Congressman Frank Lucas, R-OK, who serves on the House Committee and Financial Services and is a former chairman of the House Committee on Agriculture, U.S. Sen. John Boozman, R-AR, ranking member of the Senate Committee on Agriculture, Nutrition, and Forestry, and U.S. Sen. Mike Braun, R-IN, reintroduced legislation to protect family farmers and ranchers from burdensome greenhouse gas emissions reporting rules proposed by the U.S. Securities and Exchange Commission.
The Protect Farmers from the SEC Act would exempt family farmers and ranchers from being included in the indirect GHG reporting requirements, ensuring they would not be required to track and disclose granular on-farm data regarding individual operations and day-to-day activities in order to stay compliant with the companies that purchase their products.

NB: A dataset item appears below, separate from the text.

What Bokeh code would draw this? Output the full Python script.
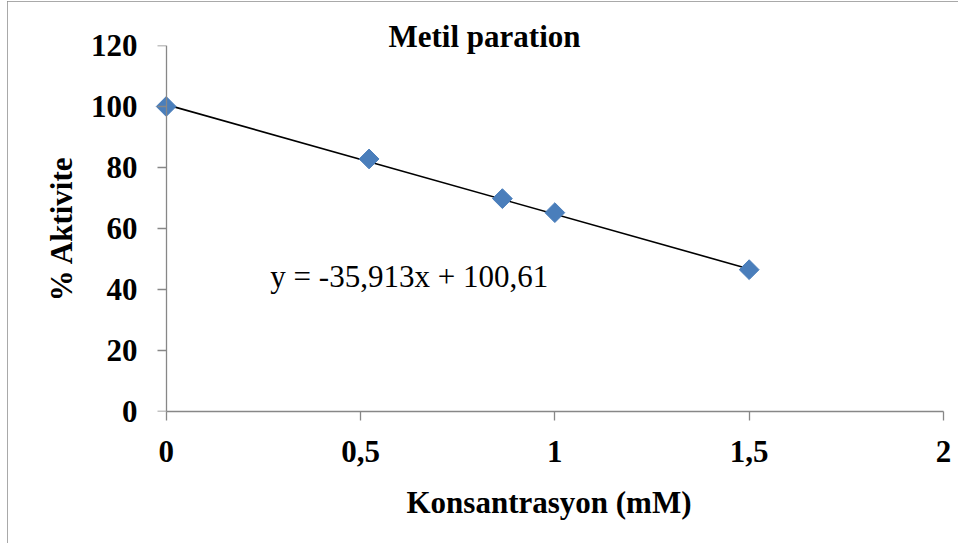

“America’s family farmers and ranchers face many challenges in the marketplace as they work to produce more commodities while using fewer resources. The SEC’s efforts to use financial regulation to implement a climate agenda would hinder the ability of American farmers and ranchers to compete in global markets and creating onerous compliance requirements for operations with few or no employees,” Lucas said. “Nevertheless, federal securities laws already require publicly traded companies to disclose material risks to investors, the SEC’s ill-advised climate disclosure rule undermines the materiality standard for environmental policy purposes.”
“All it takes is a basic understanding of how agriculture works to see how misguided this proposal is—particularly when it comes to the so-called ‘value chain’ rules. The SEC can claim compliance will fall to the publicly traded corporations the SEC oversees, but the reality is it will be up to America’s family farmers and ranchers who will have to keep up with an unprecedented amount of unnecessary paperwork,” Boozman said. “Our farmers and ranchers are struggling with record high input costs, supply chain bottlenecks, labor shortages, drought and other natural disasters. Yet, the administration, with its never-ending focus on climate change, wants to bury them with reams of paperwork as well.”
In March 2022, the SEC proposed a rule, “The Enhancement and Standardization of Climate-Related Disclosures for Investors” (climate disclosure rule), that would require publicly traded companies to disclose GHG emissions from operations a company owns or controls; from the generation of purchased electricity, steam, heat or cooling that is consumed by company operations; and, if material, indirect GHG emissions that occur in the upstream and downstream activities of a registrant’s entire value chain.
The value chain reporting component of this proposal would place a reporting burden on the farmers and ranchers that provide raw products to the value-chain, and would inundate small, family-owned farms with costly compliance requirements.
The Protect Farmers from the SEC Act is backed by leading agriculture organizations including the American Farm Bureau, National Pork Producers Council, National Cotton Council, USA Rice, American Soybean Association, U.S. Cattlemen’s Association, National Council of Farmer Cooperatives and the National Potato Council.
Lucas introduced the Protect Farmers from the SEC Act in the 117th Congress, alongside Ranking Member Boozman who introduced the Senate companion.